=== Input material ===

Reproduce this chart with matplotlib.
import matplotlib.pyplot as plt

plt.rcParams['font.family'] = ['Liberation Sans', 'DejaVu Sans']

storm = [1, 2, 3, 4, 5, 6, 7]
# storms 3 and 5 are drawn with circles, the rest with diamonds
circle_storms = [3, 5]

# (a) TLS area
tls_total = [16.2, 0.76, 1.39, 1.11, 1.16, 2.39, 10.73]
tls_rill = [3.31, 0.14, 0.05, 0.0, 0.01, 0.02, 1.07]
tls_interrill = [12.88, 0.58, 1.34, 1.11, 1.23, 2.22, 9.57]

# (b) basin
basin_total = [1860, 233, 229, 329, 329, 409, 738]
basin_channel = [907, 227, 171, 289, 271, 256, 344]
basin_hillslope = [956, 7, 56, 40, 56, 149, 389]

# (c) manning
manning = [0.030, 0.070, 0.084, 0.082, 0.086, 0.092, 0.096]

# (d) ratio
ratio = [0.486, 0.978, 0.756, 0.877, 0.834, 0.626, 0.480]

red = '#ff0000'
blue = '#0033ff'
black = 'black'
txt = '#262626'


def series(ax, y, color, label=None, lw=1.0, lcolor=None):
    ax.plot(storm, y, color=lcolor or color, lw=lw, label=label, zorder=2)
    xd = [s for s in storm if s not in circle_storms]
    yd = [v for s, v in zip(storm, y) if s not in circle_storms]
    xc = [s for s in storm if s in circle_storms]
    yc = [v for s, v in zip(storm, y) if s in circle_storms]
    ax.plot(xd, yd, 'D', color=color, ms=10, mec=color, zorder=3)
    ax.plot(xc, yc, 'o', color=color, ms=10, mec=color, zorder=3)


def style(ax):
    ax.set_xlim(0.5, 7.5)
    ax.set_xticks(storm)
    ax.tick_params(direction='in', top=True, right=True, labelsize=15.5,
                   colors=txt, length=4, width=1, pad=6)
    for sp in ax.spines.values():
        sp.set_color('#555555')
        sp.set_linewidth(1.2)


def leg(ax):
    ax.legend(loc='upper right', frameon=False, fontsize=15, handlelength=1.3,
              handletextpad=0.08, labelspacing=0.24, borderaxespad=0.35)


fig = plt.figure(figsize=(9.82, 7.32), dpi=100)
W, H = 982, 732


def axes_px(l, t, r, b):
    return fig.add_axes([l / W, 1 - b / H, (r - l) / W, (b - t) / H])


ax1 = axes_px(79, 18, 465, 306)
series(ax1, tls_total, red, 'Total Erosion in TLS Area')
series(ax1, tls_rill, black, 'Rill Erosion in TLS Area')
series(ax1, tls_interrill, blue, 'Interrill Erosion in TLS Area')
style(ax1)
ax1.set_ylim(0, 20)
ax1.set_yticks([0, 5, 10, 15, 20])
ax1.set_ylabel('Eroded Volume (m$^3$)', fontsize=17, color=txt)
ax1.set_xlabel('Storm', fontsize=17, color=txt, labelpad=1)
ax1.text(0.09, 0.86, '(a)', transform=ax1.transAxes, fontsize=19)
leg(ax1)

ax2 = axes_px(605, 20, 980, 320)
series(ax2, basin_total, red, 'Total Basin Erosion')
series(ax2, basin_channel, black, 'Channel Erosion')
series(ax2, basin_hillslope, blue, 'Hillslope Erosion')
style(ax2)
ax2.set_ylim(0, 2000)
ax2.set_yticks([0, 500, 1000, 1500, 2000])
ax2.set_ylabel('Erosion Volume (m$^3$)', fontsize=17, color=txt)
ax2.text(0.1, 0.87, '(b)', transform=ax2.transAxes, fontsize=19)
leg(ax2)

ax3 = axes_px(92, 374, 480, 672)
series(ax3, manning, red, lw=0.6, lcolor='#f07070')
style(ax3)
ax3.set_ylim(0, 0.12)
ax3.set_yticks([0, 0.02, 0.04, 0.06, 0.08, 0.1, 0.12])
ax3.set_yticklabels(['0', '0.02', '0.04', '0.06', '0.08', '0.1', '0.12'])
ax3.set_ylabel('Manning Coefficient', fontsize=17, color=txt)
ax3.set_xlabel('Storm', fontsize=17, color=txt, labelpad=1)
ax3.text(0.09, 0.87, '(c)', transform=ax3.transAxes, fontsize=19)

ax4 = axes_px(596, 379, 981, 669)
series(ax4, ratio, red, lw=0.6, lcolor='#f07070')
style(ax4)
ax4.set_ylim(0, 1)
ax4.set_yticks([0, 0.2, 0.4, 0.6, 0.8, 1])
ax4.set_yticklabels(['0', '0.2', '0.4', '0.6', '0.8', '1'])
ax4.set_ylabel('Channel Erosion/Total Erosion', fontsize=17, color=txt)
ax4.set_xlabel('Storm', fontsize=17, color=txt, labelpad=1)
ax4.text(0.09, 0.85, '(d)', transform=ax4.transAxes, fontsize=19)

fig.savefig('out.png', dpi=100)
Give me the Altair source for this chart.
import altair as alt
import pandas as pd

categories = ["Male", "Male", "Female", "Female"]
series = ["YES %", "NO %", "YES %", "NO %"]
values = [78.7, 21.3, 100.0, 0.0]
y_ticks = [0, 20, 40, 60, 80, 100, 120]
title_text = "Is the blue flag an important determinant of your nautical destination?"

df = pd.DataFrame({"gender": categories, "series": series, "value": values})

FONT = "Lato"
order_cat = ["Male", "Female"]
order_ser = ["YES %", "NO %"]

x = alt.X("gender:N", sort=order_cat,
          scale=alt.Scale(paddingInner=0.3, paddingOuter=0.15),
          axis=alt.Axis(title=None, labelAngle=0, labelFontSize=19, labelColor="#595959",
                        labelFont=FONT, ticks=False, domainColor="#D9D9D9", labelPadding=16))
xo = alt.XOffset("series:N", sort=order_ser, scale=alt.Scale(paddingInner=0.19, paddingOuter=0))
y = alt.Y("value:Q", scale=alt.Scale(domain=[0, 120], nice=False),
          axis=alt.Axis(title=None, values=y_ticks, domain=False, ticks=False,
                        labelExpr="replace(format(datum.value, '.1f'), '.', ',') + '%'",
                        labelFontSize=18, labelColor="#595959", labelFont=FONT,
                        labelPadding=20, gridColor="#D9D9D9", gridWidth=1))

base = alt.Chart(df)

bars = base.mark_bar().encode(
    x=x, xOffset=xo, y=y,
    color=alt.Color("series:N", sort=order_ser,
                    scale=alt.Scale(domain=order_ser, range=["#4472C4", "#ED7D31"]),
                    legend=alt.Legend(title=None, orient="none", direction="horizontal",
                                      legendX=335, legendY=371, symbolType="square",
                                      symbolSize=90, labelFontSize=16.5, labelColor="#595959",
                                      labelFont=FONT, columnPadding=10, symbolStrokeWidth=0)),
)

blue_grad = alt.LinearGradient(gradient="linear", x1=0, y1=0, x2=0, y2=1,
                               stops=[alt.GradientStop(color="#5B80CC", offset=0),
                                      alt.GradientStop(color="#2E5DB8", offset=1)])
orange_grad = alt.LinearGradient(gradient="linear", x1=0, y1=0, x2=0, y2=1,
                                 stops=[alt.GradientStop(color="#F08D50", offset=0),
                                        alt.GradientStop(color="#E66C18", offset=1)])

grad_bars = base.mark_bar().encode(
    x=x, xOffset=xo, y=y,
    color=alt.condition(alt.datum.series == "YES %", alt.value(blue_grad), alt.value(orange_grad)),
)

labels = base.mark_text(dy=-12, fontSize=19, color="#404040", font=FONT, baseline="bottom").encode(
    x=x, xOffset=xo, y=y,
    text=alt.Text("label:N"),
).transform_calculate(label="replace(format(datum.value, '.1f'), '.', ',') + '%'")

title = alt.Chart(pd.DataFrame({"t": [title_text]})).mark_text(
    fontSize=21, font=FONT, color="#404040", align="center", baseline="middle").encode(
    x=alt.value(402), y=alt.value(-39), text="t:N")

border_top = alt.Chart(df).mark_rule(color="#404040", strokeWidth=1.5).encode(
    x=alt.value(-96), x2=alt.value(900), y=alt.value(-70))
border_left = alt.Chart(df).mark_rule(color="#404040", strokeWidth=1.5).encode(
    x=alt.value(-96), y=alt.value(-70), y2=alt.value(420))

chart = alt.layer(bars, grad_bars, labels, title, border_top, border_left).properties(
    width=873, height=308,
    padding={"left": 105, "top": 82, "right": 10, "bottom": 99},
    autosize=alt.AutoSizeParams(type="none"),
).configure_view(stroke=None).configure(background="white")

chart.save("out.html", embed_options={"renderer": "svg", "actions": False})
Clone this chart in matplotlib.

===

[Brief]: Print, please, the lines above from the very first through the one that holds "circle_storms = [3, 5]", both included, word for word and with nothing else.

[Exercise output]:
Reproduce this chart with matplotlib.
import matplotlib.pyplot as plt

plt.rcParams['font.family'] = ['Liberation Sans', 'DejaVu Sans']

storm = [1, 2, 3, 4, 5, 6, 7]
# storms 3 and 5 are drawn with circles, the rest with diamonds
circle_storms = [3, 5]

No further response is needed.